When Ray McCoy steps out of his car in front of his first crime scene of the night, the neon sign above the pet shop glows with such ferocity that you can hardly make out the name, though admittedly it was always pretty garish. The police cordon, meanwhile, is utterly illegible for a different reason—the red letters now smeared across the black background by a child’s chubby fingers. Something has gone terribly wrong here. Maybe that’s what Ray should be investigating.
The android-hunting gumshoe, meanwhile, looks entirely out of place, lit up by his own personal sun, starkly juxtaposed with the gloomy noir backdrop. I’m impressed that Ray can pull off miracles now, but it’s a little bit distracting.

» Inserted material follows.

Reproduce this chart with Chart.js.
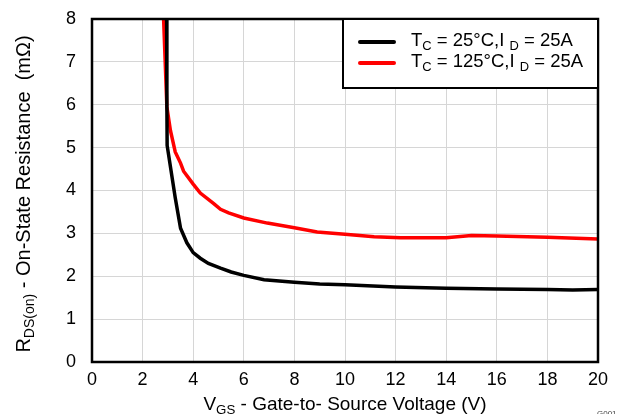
<!DOCTYPE html>
<html>
<head>
<meta charset="utf-8">
<script src="https://cdn.jsdelivr.net/npm/chart.js@4/dist/chart.umd.min.js"></script>
<style>
  html, body { margin: 0; padding: 0; background: #fff; }
  #wrap { width: 623px; height: 414px; }
</style>
</head>
<body>
<div id="wrap"><canvas id="rdson-chart" width="623" height="414"></canvas></div>
<script>
// Tc = 25°C curve (VGS in V, RDS(on) in mOhm)
const vgs25 = [2.95, 2.96, 2.97, 3.29, 3.5, 3.75, 4.0, 4.28, 4.6, 5.08, 5.5, 6.0, 6.8, 8.0, 9.0, 10.0, 12.0, 14.0, 16.0, 18.0, 19.0, 20.0];
const rds25 = [8.0, 5.95, 5.05, 3.83, 3.12, 2.78, 2.55, 2.42, 2.3, 2.19, 2.1, 2.02, 1.92, 1.86, 1.82, 1.8, 1.75, 1.72, 1.7, 1.69, 1.68, 1.69];

// Tc = 125°C curve
const vgs125 = [2.83, 2.96, 3.1, 3.29, 3.5, 3.62, 4.0, 4.28, 4.8, 5.08, 5.4, 6.0, 6.93, 8.0, 8.9, 10.0, 11.15, 12.2, 14.0, 15.0, 16.0, 18.0, 20.0];
const rds125 = [8.0, 5.95, 5.4, 4.9, 4.64, 4.45, 4.15, 3.94, 3.7, 3.56, 3.48, 3.36, 3.24, 3.13, 3.03, 2.98, 2.92, 2.9, 2.9, 2.95, 2.94, 2.91, 2.87];

const xTicks = [0, 2, 4, 6, 8, 10, 12, 14, 16, 18, 20];
const yTicks = [0, 1, 2, 3, 4, 5, 6, 7, 8];

const FONT = '"Liberation Sans", Arial, sans-serif';

function toPoints(xs, ys) {
    return xs.map((x, i) => ({ x: x, y: ys[i] }));
}

// draw text with subscript parts, centred on (x, y)
function richText(ctx, parts, x, y, size, align) {
    const subSize = size * 0.7;
    let total = 0;
    parts.forEach(p => {
        ctx.font = (p.sub ? subSize : size) + 'px ' + FONT;
        p.w = ctx.measureText(p.t).width;
        total += p.w;
    });
    let cx = align === 'left' ? x : x - total / 2;
    ctx.textBaseline = 'middle';
    ctx.textAlign = 'left';
    parts.forEach(p => {
        ctx.font = (p.sub ? subSize : size) + 'px ' + FONT;
        ctx.fillText(p.t, cx, p.sub ? y + size * 0.3 : y);
        cx += p.w;
    });
}

const decor = {
    id: 'decor',
    afterDraw(chart) {
        const ctx = chart.ctx;
        const a = chart.chartArea;
        ctx.save();

        // plot frame
        ctx.strokeStyle = '#000';
        ctx.lineWidth = 2.5;
        ctx.strokeRect(a.left, a.top, a.right - a.left, a.bottom - a.top);

        // legend box
        const lx = 343, ly = a.top, lw = a.right - 343, lh = 69;
        ctx.fillStyle = '#fff';
        ctx.fillRect(lx, ly, lw, lh);
        ctx.lineWidth = 2;
        ctx.strokeRect(lx, ly, lw, lh);

        const rows = [
            { color: '#000000', y: 42, temp: ' = 25°C,I ' },
            { color: '#ff0000', y: 63, temp: ' = 125°C,I ' }
        ];
        rows.forEach(r => {
            ctx.strokeStyle = r.color;
            ctx.lineWidth = 4;
            ctx.lineCap = 'round';
            ctx.beginPath();
            ctx.moveTo(360, r.y);
            ctx.lineTo(394, r.y);
            ctx.stroke();
            ctx.fillStyle = '#000';
            richText(ctx, [
                { t: 'T' }, { t: 'C', sub: true }, { t: r.temp },
                { t: 'D', sub: true }, { t: ' = 25A' }
            ], 411, r.y - 1, 18.5, 'left');
        });

        // axis titles
        ctx.fillStyle = '#000';
        richText(ctx, [
            { t: 'V' }, { t: 'GS', sub: true },
            { t: ' - Gate-to- Source Voltage (V)' }
        ], (a.left + a.right) / 2, 405, 19);

        ctx.save();
        ctx.translate(24, 194);
        ctx.rotate(-Math.PI / 2);
        richText(ctx, [
            { t: 'R' }, { t: 'DS(on)', sub: true },
            { t: ' - On-State Resistance  (m\u03A9)' }
        ], 0, 0, 20);
        ctx.restore();

        // figure tag
        ctx.fillStyle = '#444';
        ctx.font = '8px ' + FONT;
        ctx.textAlign = 'left';
        ctx.textBaseline = 'alphabetic';
        ctx.fillText('G001', 597, 416);

        ctx.restore();
    }
};

new Chart(document.getElementById('rdson-chart'), {
    type: 'scatter',
    data: {
        datasets: [{
            label: 'TC = 25°C, ID = 25A',
            data: toPoints(vgs25, rds25),
            borderColor: '#000000',
            backgroundColor: '#000000',
            borderWidth: 3.5,
            showLine: true,
            tension: 0,
            pointRadius: 0
        }, {
            label: 'TC = 125°C, ID = 25A',
            data: toPoints(vgs125, rds125),
            borderColor: '#ff0000',
            backgroundColor: '#ff0000',
            borderWidth: 3.5,
            showLine: true,
            tension: 0,
            pointRadius: 0
        }]
    },
    options: {
        responsive: false,
        animation: false,
        devicePixelRatio: 1,
        layout: { padding: { left: 0, top: 19, right: 25, bottom: 0 } },
        plugins: {
            legend: { display: false },
            tooltip: { enabled: false }
        },
        scales: {
            x: {
                type: 'linear',
                min: 0,
                max: 20,
                afterBuildTicks: s => { s.ticks = xTicks.map(v => ({ value: v })); },
                afterFit: s => { s.height = 52; },
                border: { display: false },
                grid: { color: '#d6d6d6', lineWidth: 1, drawTicks: false },
                ticks: { color: '#000', padding: 7, font: { family: FONT, size: 18 } }
            },
            y: {
                type: 'linear',
                min: 0,
                max: 8,
                afterBuildTicks: s => { s.ticks = yTicks.map(v => ({ value: v })); },
                afterFit: s => {
                    s.width = 92;
                    // tick padding would otherwise push the plot top down
                    s.paddingTop = 0;
                    s.paddingBottom = 0;
                },
                border: { display: false },
                grid: { color: '#d6d6d6', lineWidth: 1, drawTicks: false },
                ticks: { color: '#000', padding: 16, font: { family: FONT, size: 18 } }
            }
        }
    },
    plugins: [decor]
});
</script>
</body>
</html>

Ray and the interactive NPCs have always looked distinct from the background characters, and this serves a function: it’s easy to tell who you should be clicking on. But now they look like they’ve been superimposed onto the scene, completely separate from the rest of the world. And lit up like this, there are so many imperfections that I would never have been able to spot otherwise.
This is especially noticeable when Ray hits up Chinatown, a previously striking location that now looks hideous thanks to the unnatural vibrancy of the character models, which are also untouched by the scene’s dramatic lighting and ever-present fog.
While Blade Runner always had some ugly visual quirks, they gave it some rough character that I now find myself missing. And for the most part, it was one of those rare games that, upon playing it many, many years after I first tried to hunt down some replicants, still managed to impress. Its singular style—at least for a game—kept it looking fresh and eye-catching for decades. Now that’s gone.
Look at what they’ve done to poor Ray’s lovely apartment.
It’s been etched in my memory for decades, but now you can hardly even make out the Mesoamerican tiles that elevate it beyond a dingy art-deco bachelor’s pad. In this screenshot you’ll also notice one of the few things that can really be considered an ‘enhancement’: subtitles. This immediately makes Blade Runner more accessible, but why oh why did they have to look so dang ugly?
The existing font has also been pushed aside, so now the interface looks off as well. It’s a reminder that fonts are just as much part of the art direction as the lighting, and again we see the original artistic intent being completely ignored. The menus are more functional now, sure, but it shouldn’t come at the cost of form; they should be working together.
New bugs have also been introduced. In the first crime scene, Ray won’t move when you click on a destination, unless the destination is something he can interact with. Audio also occasionally cuts out during conversations. When you pick up an item, it’s meant to linger on the screen so you can get a better look at your haul, but now it vanishes in a millisecond. You can still inspect them in your list of clues, at least. None of this is too egregious, but when piled on top of all the other problems, it’s much harder to overlook.
I was excited to play through one of my favourite adventure games again, but I’m done—it’s all too disappointing. This is an inferior version by a significant margin, and should be avoided unless you desperately want to play it on consoles where it now appears for the first time. The ScummVM version that was previously on GOG has been removed from the store, too, though it’s at least bundled with the new one. This isn’t the case on Steam, however, so don’t bother with that version.
Even with the story and mechanics intact, it’s lost too much of what made it memorable. The atmosphere, art and the work Westwood did to bring the moody cinematic universe to life have all been undone. These are the things that have kept me recommending it to anyone in the market for an adventure game all these years. I appreciate Nightdive’s mission to preserve classic games, but it’s done the opposite here. Without the source code, the project probably shouldn’t have been greenlit in the first place.